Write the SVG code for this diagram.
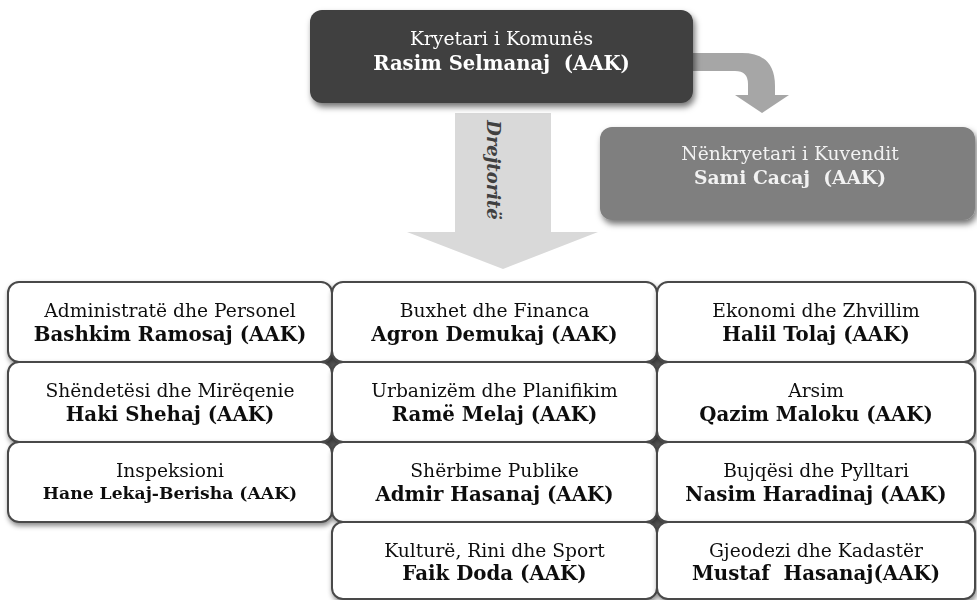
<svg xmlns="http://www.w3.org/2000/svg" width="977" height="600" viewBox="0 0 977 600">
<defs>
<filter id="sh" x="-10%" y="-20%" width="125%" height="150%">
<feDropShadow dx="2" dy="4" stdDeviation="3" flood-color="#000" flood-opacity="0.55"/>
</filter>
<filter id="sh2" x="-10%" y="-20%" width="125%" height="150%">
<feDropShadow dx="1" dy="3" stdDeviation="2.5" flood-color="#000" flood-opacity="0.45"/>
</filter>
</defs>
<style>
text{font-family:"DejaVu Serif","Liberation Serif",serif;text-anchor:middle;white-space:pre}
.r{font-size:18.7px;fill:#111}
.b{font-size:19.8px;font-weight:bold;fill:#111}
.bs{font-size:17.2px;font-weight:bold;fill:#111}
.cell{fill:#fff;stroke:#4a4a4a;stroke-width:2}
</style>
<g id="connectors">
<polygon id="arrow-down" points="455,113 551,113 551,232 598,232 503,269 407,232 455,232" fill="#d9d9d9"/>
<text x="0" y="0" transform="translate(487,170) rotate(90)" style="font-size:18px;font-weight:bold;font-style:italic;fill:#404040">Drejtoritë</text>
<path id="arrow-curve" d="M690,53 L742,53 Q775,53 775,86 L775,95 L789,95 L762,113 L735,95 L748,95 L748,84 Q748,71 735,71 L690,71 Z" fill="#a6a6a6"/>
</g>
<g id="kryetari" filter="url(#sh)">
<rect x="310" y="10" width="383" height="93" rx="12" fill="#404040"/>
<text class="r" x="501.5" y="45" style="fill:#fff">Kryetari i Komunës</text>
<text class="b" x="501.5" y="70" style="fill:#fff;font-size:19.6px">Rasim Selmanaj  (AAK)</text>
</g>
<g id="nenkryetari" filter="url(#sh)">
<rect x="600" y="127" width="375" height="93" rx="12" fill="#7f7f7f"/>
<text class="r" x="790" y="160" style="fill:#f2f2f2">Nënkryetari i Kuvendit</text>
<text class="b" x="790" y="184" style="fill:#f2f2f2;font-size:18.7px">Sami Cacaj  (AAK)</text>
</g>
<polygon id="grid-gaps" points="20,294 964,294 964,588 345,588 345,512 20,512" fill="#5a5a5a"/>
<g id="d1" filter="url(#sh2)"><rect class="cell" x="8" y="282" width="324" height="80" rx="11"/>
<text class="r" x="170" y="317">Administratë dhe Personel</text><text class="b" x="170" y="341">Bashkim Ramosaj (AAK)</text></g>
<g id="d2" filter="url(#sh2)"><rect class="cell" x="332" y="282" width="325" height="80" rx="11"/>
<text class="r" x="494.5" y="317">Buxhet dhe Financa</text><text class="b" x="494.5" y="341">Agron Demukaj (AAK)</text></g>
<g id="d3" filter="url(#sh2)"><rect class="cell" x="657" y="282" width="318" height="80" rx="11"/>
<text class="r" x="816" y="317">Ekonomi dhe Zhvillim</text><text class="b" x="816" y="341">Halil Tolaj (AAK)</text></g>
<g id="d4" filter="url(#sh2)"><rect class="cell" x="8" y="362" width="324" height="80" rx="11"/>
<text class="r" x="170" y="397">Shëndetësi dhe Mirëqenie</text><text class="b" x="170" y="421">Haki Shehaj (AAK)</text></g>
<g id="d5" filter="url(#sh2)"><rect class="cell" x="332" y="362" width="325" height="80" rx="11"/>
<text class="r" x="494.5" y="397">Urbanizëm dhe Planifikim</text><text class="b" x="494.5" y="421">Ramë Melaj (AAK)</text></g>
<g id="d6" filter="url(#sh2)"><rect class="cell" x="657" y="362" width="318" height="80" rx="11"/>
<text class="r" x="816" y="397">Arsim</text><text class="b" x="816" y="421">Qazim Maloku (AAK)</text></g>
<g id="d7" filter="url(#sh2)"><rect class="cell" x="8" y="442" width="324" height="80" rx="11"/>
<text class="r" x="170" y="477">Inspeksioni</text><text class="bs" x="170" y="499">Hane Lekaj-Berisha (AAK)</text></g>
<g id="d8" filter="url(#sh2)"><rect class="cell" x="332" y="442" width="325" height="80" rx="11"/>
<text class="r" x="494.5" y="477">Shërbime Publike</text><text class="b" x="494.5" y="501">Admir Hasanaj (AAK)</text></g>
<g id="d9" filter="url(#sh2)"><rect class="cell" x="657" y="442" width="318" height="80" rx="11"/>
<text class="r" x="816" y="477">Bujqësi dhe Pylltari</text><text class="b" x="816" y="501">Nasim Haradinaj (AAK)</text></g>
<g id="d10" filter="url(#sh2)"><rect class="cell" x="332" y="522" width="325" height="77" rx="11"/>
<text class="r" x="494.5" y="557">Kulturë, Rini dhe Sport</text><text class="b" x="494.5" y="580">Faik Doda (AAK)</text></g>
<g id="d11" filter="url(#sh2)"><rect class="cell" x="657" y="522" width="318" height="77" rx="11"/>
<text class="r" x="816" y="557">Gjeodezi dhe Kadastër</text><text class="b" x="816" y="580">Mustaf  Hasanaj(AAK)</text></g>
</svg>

Task statement - Reproduce the listing word for word and omit its pictures.

Response to the task -
Write the SVG code for this diagram.
<svg xmlns="http://www.w3.org/2000/svg" width="977" height="600" viewBox="0 0 977 600">
<defs>
<filter id="sh" x="-10%" y="-20%" width="125%" height="150%">
<feDropShadow dx="2" dy="4" stdDeviation="3" flood-color="#000" flood-opacity="0.55"/>
</filter>
<filter id="sh2" x="-10%" y="-20%" width="125%" height="150%">
<feDropShadow dx="1" dy="3" stdDeviation="2.5" flood-color="#000" flood-opacity="0.45"/>
</filter>
</defs>
<style>
text{font-family:"DejaVu Serif","Liberation Serif",serif;text-anchor:middle;white-space:pre}
.r{font-size:18.7px;fill:#111}
.b{font-size:19.8px;font-weight:bold;fill:#111}
.bs{font-size:17.2px;font-weight:bold;fill:#111}
.cell{fill:#fff;stroke:#4a4a4a;stroke-width:2}
</style>
<g id="connectors">
<polygon id="arrow-down" points="455,113 551,113 551,232 598,232 503,269 407,232 455,232" fill="#d9d9d9"/>
<text x="0" y="0" transform="translate(487,170) rotate(90)" style="font-size:18px;font-weight:bold;font-style:italic;fill:#404040">Drejtoritë</text>
<path id="arrow-curve" d="M690,53 L742,53 Q775,53 775,86 L775,95 L789,95 L762,113 L735,95 L748,95 L748,84 Q748,71 735,71 L690,71 Z" fill="#a6a6a6"/>
</g>
<g id="kryetari" filter="url(#sh)">
<rect x="310" y="10" width="383" height="93" rx="12" fill="#404040"/>
<text class="r" x="501.5" y="45" style="fill:#fff">Kryetari i Komunës</text>
<text class="b" x="501.5" y="70" style="fill:#fff;font-size:19.6px">Rasim Selmanaj  (AAK)</text>
</g>
<g id="nenkryetari" filter="url(#sh)">
<rect x="600" y="127" width="375" height="93" rx="12" fill="#7f7f7f"/>
<text class="r" x="790" y="160" style="fill:#f2f2f2">Nënkryetari i Kuvendit</text>
<text class="b" x="790" y="184" style="fill:#f2f2f2;font-size:18.7px">Sami Cacaj  (AAK)</text>
</g>
<polygon id="grid-gaps" points="20,294 964,294 964,588 345,588 345,512 20,512" fill="#5a5a5a"/>
<g id="d1" filter="url(#sh2)"><rect class="cell" x="8" y="282" width="324" height="80" rx="11"/>
<text class="r" x="170" y="317">Administratë dhe Personel</text><text class="b" x="170" y="341">Bashkim Ramosaj (AAK)</text></g>
<g id="d2" filter="url(#sh2)"><rect class="cell" x="332" y="282" width="325" height="80" rx="11"/>
<text class="r" x="494.5" y="317">Buxhet dhe Financa</text><text class="b" x="494.5" y="341">Agron Demukaj (AAK)</text></g>
<g id="d3" filter="url(#sh2)"><rect class="cell" x="657" y="282" width="318" height="80" rx="11"/>
<text class="r" x="816" y="317">Ekonomi dhe Zhvillim</text><text class="b" x="816" y="341">Halil Tolaj (AAK)</text></g>
<g id="d4" filter="url(#sh2)"><rect class="cell" x="8" y="362" width="324" height="80" rx="11"/>
<text class="r" x="170" y="397">Shëndetësi dhe Mirëqenie</text><text class="b" x="170" y="421">Haki Shehaj (AAK)</text></g>
<g id="d5" filter="url(#sh2)"><rect class="cell" x="332" y="362" width="325" height="80" rx="11"/>
<text class="r" x="494.5" y="397">Urbanizëm dhe Planifikim</text><text class="b" x="494.5" y="421">Ramë Melaj (AAK)</text></g>
<g id="d6" filter="url(#sh2)"><rect class="cell" x="657" y="362" width="318" height="80" rx="11"/>
<text class="r" x="816" y="397">Arsim</text><text class="b" x="816" y="421">Qazim Maloku (AAK)</text></g>
<g id="d7" filter="url(#sh2)"><rect class="cell" x="8" y="442" width="324" height="80" rx="11"/>
<text class="r" x="170" y="477">Inspeksioni</text><text class="bs" x="170" y="499">Hane Lekaj-Berisha (AAK)</text></g>
<g id="d8" filter="url(#sh2)"><rect class="cell" x="332" y="442" width="325" height="80" rx="11"/>
<text class="r" x="494.5" y="477">Shërbime Publike</text><text class="b" x="494.5" y="501">Admir Hasanaj (AAK)</text></g>
<g id="d9" filter="url(#sh2)"><rect class="cell" x="657" y="442" width="318" height="80" rx="11"/>
<text class="r" x="816" y="477">Bujqësi dhe Pylltari</text><text class="b" x="816" y="501">Nasim Haradinaj (AAK)</text></g>
<g id="d10" filter="url(#sh2)"><rect class="cell" x="332" y="522" width="325" height="77" rx="11"/>
<text class="r" x="494.5" y="557">Kulturë, Rini dhe Sport</text><text class="b" x="494.5" y="580">Faik Doda (AAK)</text></g>
<g id="d11" filter="url(#sh2)"><rect class="cell" x="657" y="522" width="318" height="77" rx="11"/>
<text class="r" x="816" y="557">Gjeodezi dhe Kadastër</text><text class="b" x="816" y="580">Mustaf  Hasanaj(AAK)</text></g>
</svg>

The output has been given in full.